OPEC is publishing estimates for the year ahead a few months earlier than normal “to offer more transparency and support for both consumers and producers,” its Vienna-based secretariat said.

The organization expects global oil demand to increase by 2.25 million barrels a day this year to a record 104.36 million a day, unchanged from the forecasts in last month’s report.

Additionally, its projections imply a market deficit of about 1.8 million barrels a day on average in 2024, even before OPEC and its allies implement additional output curbs pledged for the first quarter.

Will that start showing up in the inventory data yet?

API

  • Crude +483k (-900k exp)

  • Cushing -1.98mm

  • Gasoline +4.86mm (+2.5mm exp)

  • Distillates +5.21mm (+600k exp)

For the second week in a row, crude inventories rose unexpectedly. API reports a crude build of 48k barrels (vs expectations of a 900k draw).
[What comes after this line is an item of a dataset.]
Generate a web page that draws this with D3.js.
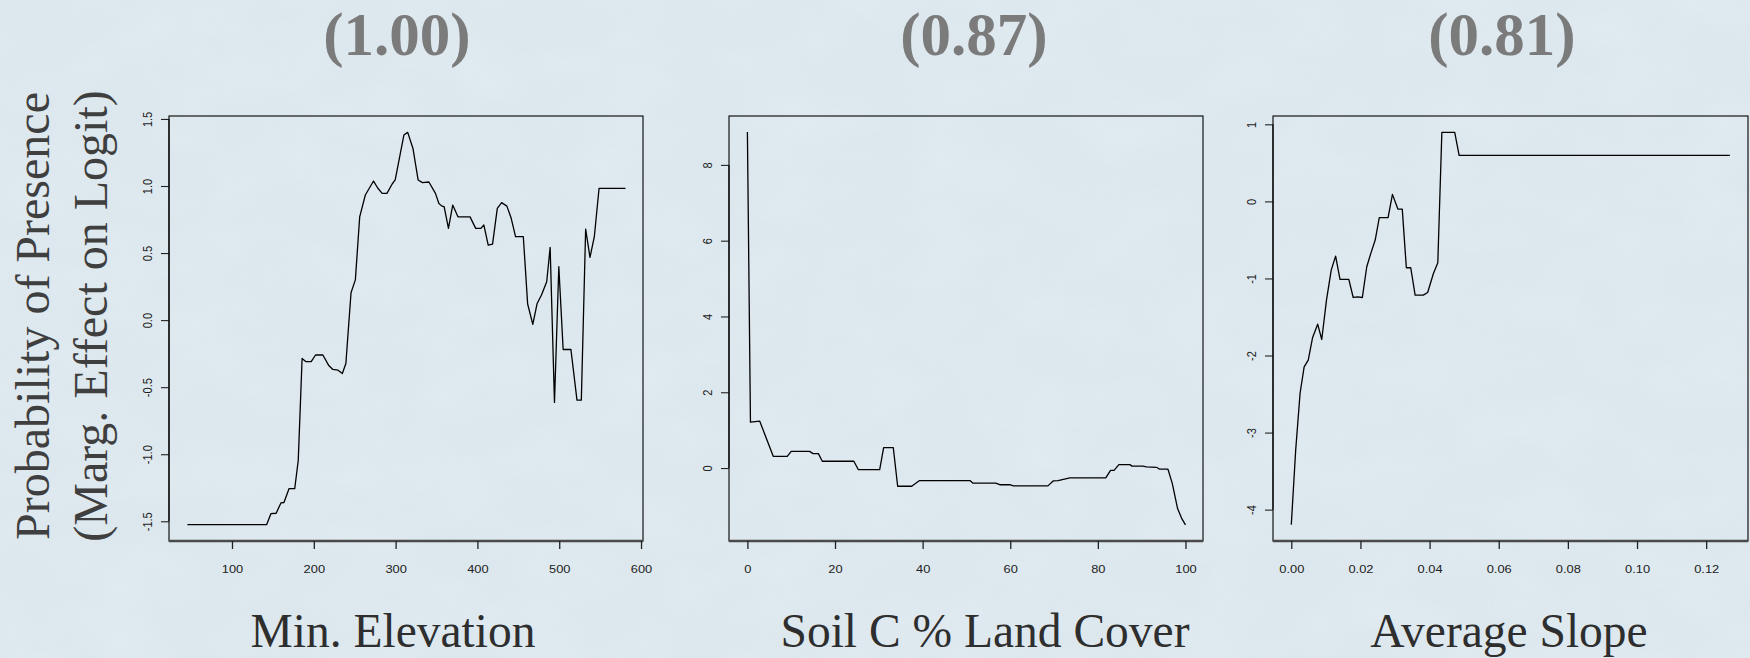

Stocks at the Cushing Hub tumbled last week (the biggest draw since Sept 2023 while products saw yet another big weekly build...

Source: Bloomberg

Having traded in a narrow range all year...

WTI was hovering just below $73 ahead of the API print. and held the day's gains after the small build...

“Peak oil demand is not showing up in any reliable and robust short- and medium-term forecasts,” OPEC Secretary-General Haitham Al Ghais said in a separate statement, pushing back against expectations that climate change will cap the use of fossil fuels.

On the entirely opposite side of the spectrum, The International Energy Agency, which advises major oil consumers, projects that demand will decelerate sharply this year, and ultimately peak this decade thanks to the adoption of renewable energy and electric vehicles.

Who'll be right?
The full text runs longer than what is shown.